Friday, April 1, 2011

As Pace of Layoffs Slows, Hiring Stays Weak

Wall Street Journal
By Kelly Evans

Call it the no-fire, no-hire job market.

That's how J.P. Morgan economist Michael Feroli describes it. And, in fact, the U.S. labor market has shown a marked improvement in the pace of layoffs lately.

The first quarter saw the lowest level of job cuts, as measured by consulting firm Challenger, Gray & Christmas, since 1995. Meanwhile, new weekly jobless claims are hovering near a 2½-year low.

But where are the new jobs?

Although layoffs have slowed, corporate profits have boomed and gross domestic product has surpassed its 2008 peak, hiring remains weak. Hires in January stood at a seasonally adjusted 3.7 million, according to the Labor Department, well below 2001's nearly six million peak and just barely off the recessionary lows of late 2009.

The hope is that it is now finally starting to change.

On Friday, the Labor Department is expected to say the U.S. added 195,000 jobs in March, following a similarly strong gain the previous month. Recent improvement in surveys of business confidence and hiring plans, particularly among small business, also offer some encouragement.

Yet that is still on the low end of what is needed to keep the unemployment rate from drifting higher and to recoup the rest of the 8.7 million jobs lost during the recession.
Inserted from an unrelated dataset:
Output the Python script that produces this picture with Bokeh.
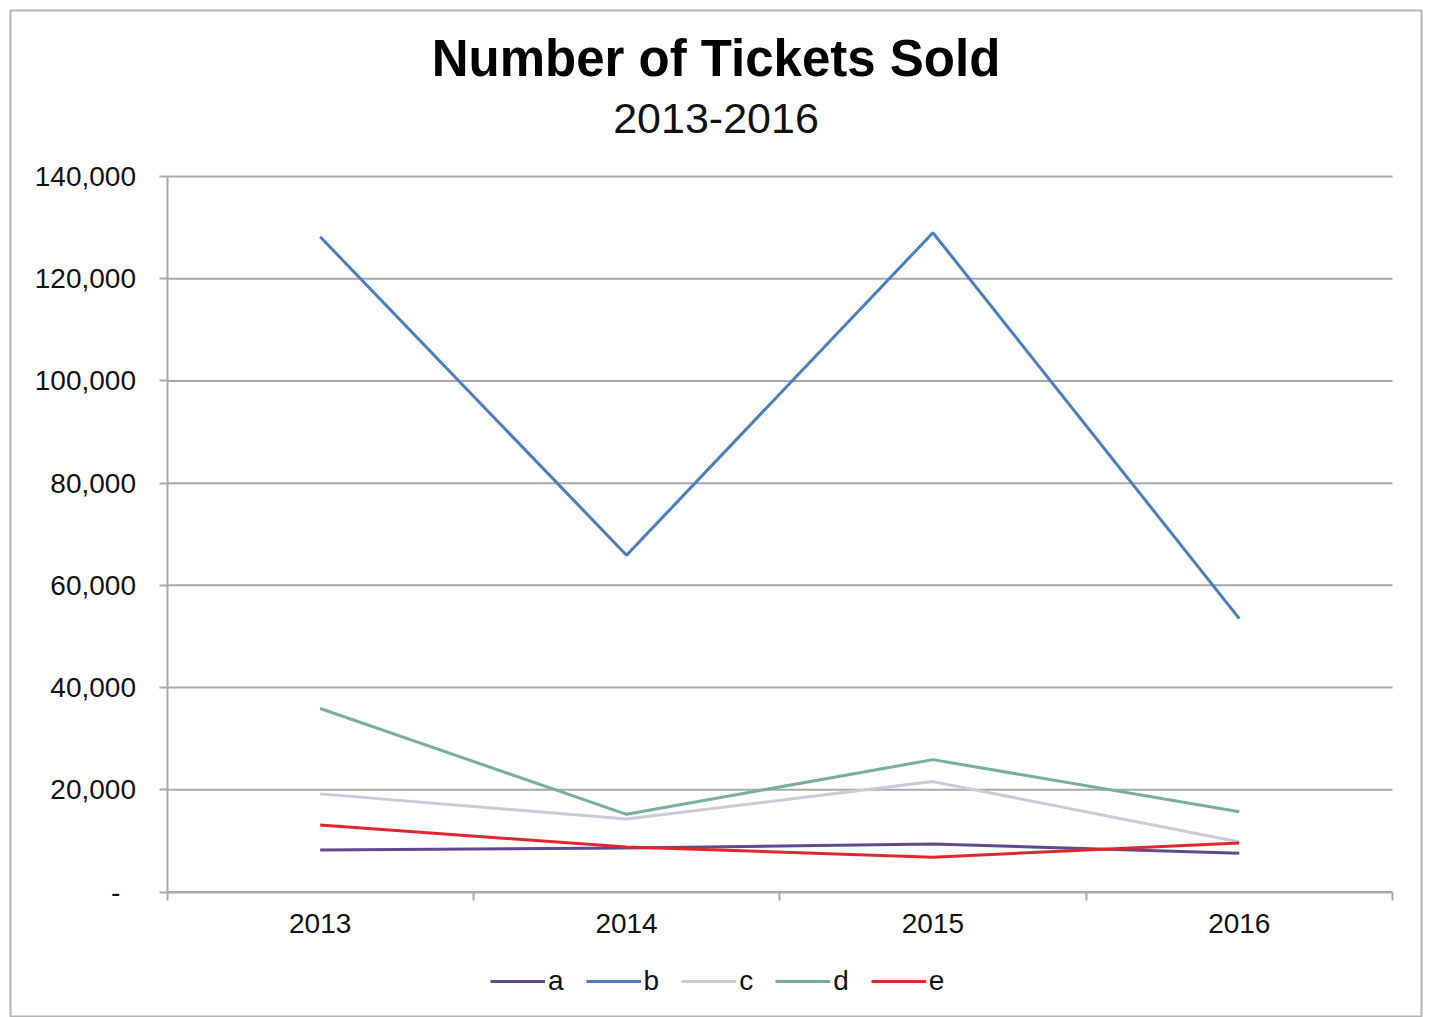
from bokeh.plotting import figure
from bokeh.models import Legend, LegendItem, Label, FixedTicker, NumeralTickFormatter, Range1d
from bokeh.embed import file_html
from bokeh.resources import INLINE

years = [2013, 2014, 2015, 2016]
a = [8200, 8600, 9400, 7600]
b = [128200, 65900, 129000, 53500]
c = [19200, 14300, 21600, 9800]
d = [35900, 15200, 25900, 15700]
e = [13100, 8800, 6800, 9600]
series_names = ["a", "b", "c", "d", "e"]
series_values = [a, b, c, d, e]
colors = ["#5E4A8E", "#4A7CC0", "#C8CAD8", "#78AE9E", "#E2262E"]
y_ticks = [0, 20000, 40000, 60000, 80000, 100000, 120000, 140000]
title_text = "Number of Tickets Sold"
subtitle_text = "2013-2016"

FONT = "Liberation Sans"
GRAY = "#A8A8A8"

# layout in page pixels
W, H = 1431, 1017
BORDER = 10
PLOT_L, PLOT_R, PLOT_T, PLOT_B = 166.5, 1392.0, 176.0, 891.5

x_lo, x_hi = years[0] - 0.5, years[-1] + 0.5
y_lo, y_hi = y_ticks[0], y_ticks[-1]
xs = (PLOT_R - PLOT_L) / (x_hi - x_lo)      # px per year
ys = (PLOT_B - PLOT_T) / (y_hi - y_lo)      # px per ticket

def px_to_x(px):
    return x_lo + (px - PLOT_L) / xs

def py_to_y(py):
    return y_lo + (PLOT_B - py) / ys

p = figure(width=W, height=H, output_backend="svg", toolbar_location=None,
           x_range=Range1d(px_to_x(BORDER), px_to_x(W - BORDER)),
           y_range=Range1d(py_to_y(H), py_to_y(BORDER)),
           min_border_left=BORDER, min_border_right=BORDER, min_border_top=BORDER,
           min_border_bottom=0)
p.outline_line_color = "#B4B4B4"
p.outline_line_width = 2
p.background_fill_color = "white"
p.border_fill_color = "white"

# axes (placed inside the frame at fixed data locations)
p.xaxis.fixed_location = y_lo
p.xaxis.bounds = (x_lo, x_hi)
p.xaxis.ticker = FixedTicker(ticks=years, minor_ticks=[y - 0.5 for y in years] + [x_hi])
p.xaxis.major_tick_out = 0
p.xaxis.major_tick_in = 0
p.xaxis.minor_tick_out = 8
p.xaxis.minor_tick_in = 0
p.xaxis.minor_tick_line_color = GRAY
p.xaxis.minor_tick_line_width = 2
p.xaxis.axis_line_color = GRAY
p.xaxis.axis_line_width = 2
p.xaxis.major_label_standoff = 14
p.xaxis.major_label_text_font = FONT
p.xaxis.major_label_text_font_size = "28px"
p.xaxis.major_label_text_color = "#111111"

p.yaxis.fixed_location = x_lo
p.yaxis.bounds = (y_lo, y_hi)
p.yaxis.ticker = FixedTicker(ticks=y_ticks, minor_ticks=[])
p.yaxis.formatter = NumeralTickFormatter(format="0,0")
p.yaxis.major_label_overrides = {0: "-\u00a0\u00a0"}
p.yaxis.major_tick_out = 8
p.yaxis.major_tick_in = 0
p.yaxis.major_tick_line_color = GRAY
p.yaxis.major_tick_line_width = 2
p.yaxis.axis_line_color = GRAY
p.yaxis.axis_line_width = 2
p.yaxis.major_label_standoff = 23
p.yaxis.major_label_text_font = FONT
p.yaxis.major_label_text_font_size = "28px"
p.yaxis.major_label_text_color = "#111111"

p.xgrid.visible = False
p.ygrid.visible = False
# horizontal grid lines limited to the plot area
p.segment(x0=[x_lo] * len(y_ticks), x1=[x_hi] * len(y_ticks), y0=y_ticks, y1=y_ticks,
          line_color=GRAY, line_width=2)

items = []
for name, vals, col in zip(series_names, series_values, colors):
    r = p.line(years, vals, line_color=col, line_width=3)
    items.append(LegendItem(label=name, renderers=[r]))

legend = Legend(items=items, orientation="horizontal", location=(480, 20),
                glyph_width=55, glyph_height=30, label_height=30, label_width=1,
                label_standoff=3, spacing=22, padding=0, margin=0,
                border_line_color=None, background_fill_alpha=0, label_text_font=FONT,
                label_text_font_size="28px", label_text_color="#111111")
p.add_layout(legend, "center")

xc = px_to_x(715.5)
p.add_layout(Label(x=xc, y=py_to_y(58), text=title_text, text_align="center",
                   text_baseline="alphabetic", text_font=FONT, text_font_size="51px",
                   text_font_style="bold", text_color="black"))
p.add_layout(Label(x=xc, y=py_to_y(118), text=subtitle_text, text_align="center",
                   text_baseline="alphabetic", text_font=FONT, text_font_size="43px",
                   text_color="#111111"))

open("out.html", "w").write(file_html(p, INLINE))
And it is partly why Friday's report is expected to show unemployment holding steady in March at a level of 8.9%.

The trouble is, the more sluggish the pace of hiring, the more likely it is that the temporary surge in unemployment becomes something more structural. Indeed, Barclays Capital reckons an unemployment rate of about 7%, not 5%, is close to full employment in the U.S. today.
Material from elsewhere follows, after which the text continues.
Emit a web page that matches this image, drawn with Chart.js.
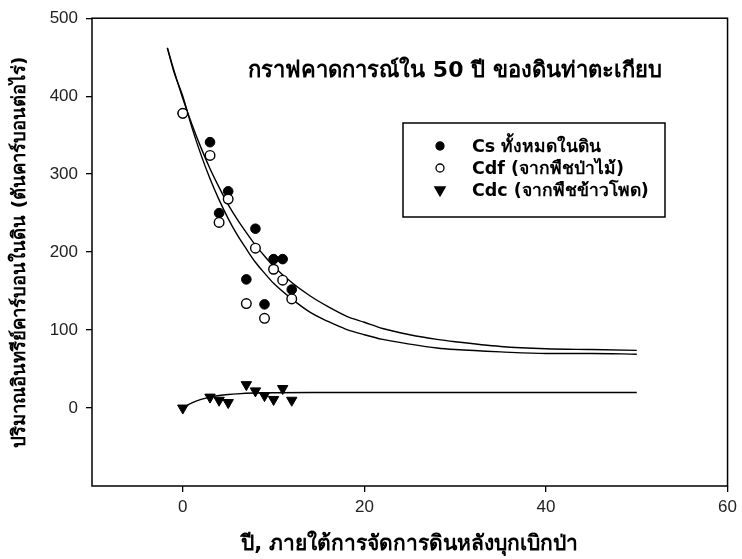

Adding insult to injury, that also suggests there is less slack, or excess capacity, in the economy right now to keep inflationary pressures at bay.
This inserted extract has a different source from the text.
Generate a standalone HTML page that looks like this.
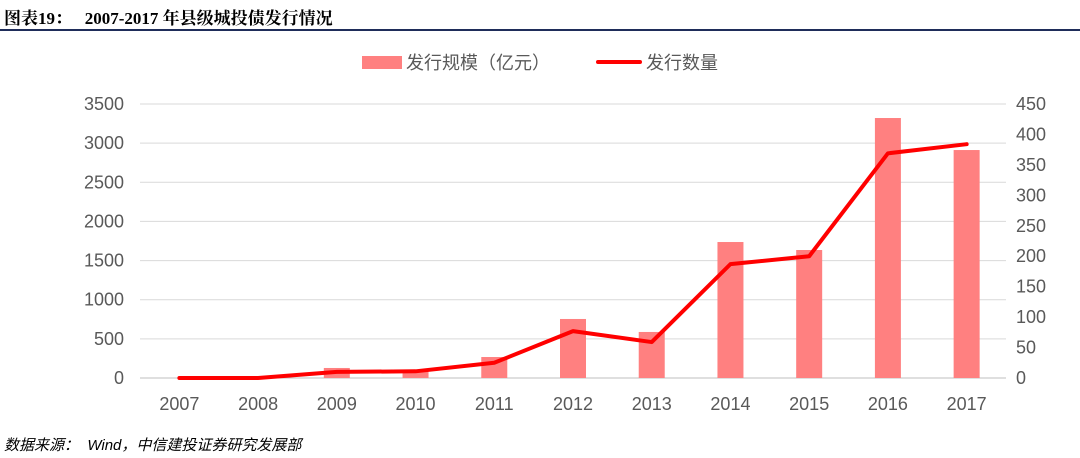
<!DOCTYPE html>
<html><head><meta charset="utf-8"><style>
body{margin:0;width:1080px;height:458px;background:#fff;overflow:hidden;font-family:"Liberation Sans","Noto Sans CJK SC",sans-serif;}
#title{position:absolute;left:4px;top:4px;font-family:"Liberation Serif","Noto Serif CJK SC",serif;font-weight:bold;font-size:17px;color:#000;}
#rule{position:absolute;left:0;top:29px;width:1080px;height:2px;background:#1f2d5a;}
#src{position:absolute;left:4px;top:434px;font-style:italic;font-size:15px;color:#000;font-family:"Liberation Sans","Noto Sans CJK SC",sans-serif;}
svg{position:absolute;left:0;top:0;}
</style></head><body>
<div id="title">图表19：&nbsp;&nbsp;&nbsp;2007-2017 年县级城投债发行情况</div>
<div id="rule"></div>
<svg id="chart" width="1080" height="458"></svg>
<div id="src">数据来源：&nbsp;&nbsp;Wind，中信建投证券研究发展部</div>
<script>
const categories=["2007","2008","2009","2010","2011","2012","2013","2014","2015","2016","2017"];
const issueScale=[0,0,128,102,268,754,588,1737,1635,3321,2912];
const issueCount=[0,0,10,11,25,77,59,187,200,369,384];
const leftTicks=[0,500,1000,1500,2000,2500,3000,3500];
const rightTicks=[0,50,100,150,200,250,300,350,400,450];
const NS="http://www.w3.org/2000/svg";
const svg=document.getElementById("chart");
const x0=140,x1=1006,yb=378,yt=104;
const step=(x1-x0)/categories.length;
const xc=i=>x0+step*(i+0.5);
const yL=v=>yb-(v/3500)*(yb-yt);
const yR=v=>yb-(v/450)*(yb-yt);
function mk(t,a){const e=document.createElementNS(NS,t);for(const k in a)e.setAttribute(k,a[k]);svg.appendChild(e);return e;}
leftTicks.forEach(v=>{
 const g=mk("line",{x1:x0,x2:x1,y1:yL(v),y2:yL(v),stroke:v===0?"#bfbfbf":"#d9d9d9","stroke-width":1});
 
 
 const t=mk("text",{x:124,y:yL(v)+6,"text-anchor":"end","font-size":18,fill:"#595959"});
 t.textContent=v;
 
 
});
rightTicks.forEach(v=>{
 const t=mk("text",{x:1016,y:yR(v)+6,"text-anchor":"start","font-size":18,fill:"#595959"});
 t.textContent=v;
 
 
});
categories.forEach((c,i)=>{
 const t=mk("text",{x:xc(i),y:410,"text-anchor":"middle","font-size":18,fill:"#595959"});
 t.textContent=c;
 
 
 const h=yb-yL(issueScale[i]);
 const b=mk("rect",{x:xc(i)-13,y:yL(issueScale[i]),width:26,height:h,fill:"#ff8080"});
 
 
});
const pts=issueCount.map((v,i)=>xc(i)+","+yR(v)).join(" ");
const pl=mk("polyline",{points:pts,fill:"none",stroke:"#ff0000","stroke-width":4,"stroke-linejoin":"round","stroke-linecap":"round"});


const lb=mk("rect",{x:362,y:56,width:40,height:13,fill:"#ff8080"});


const lt1=mk("text",{x:406,y:69,"font-size":18,fill:"#595959"});
lt1.textContent="发行规模（亿元）";


const ll=mk("line",{x1:598,x2:640,y1:62,y2:62,stroke:"#ff0000","stroke-width":4,"stroke-linecap":"round"});


const lt2=mk("text",{x:646,y:69,"font-size":18,fill:"#595959"});
lt2.textContent="发行数量";


</script>
</body></html>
Indeed, Federal Reserve Bank of Minneapolis President Narayana Kocherlakota on Thursday said the central bank may have to raise its target lending rate to nearly 1% by year-end in response to higher core inflation rates. That may cheer inflation hawks, but it also suggests officials are losing faith in the economy's potential to create jobs for the 13.7 million unemployed. And that is no victory for the Fed.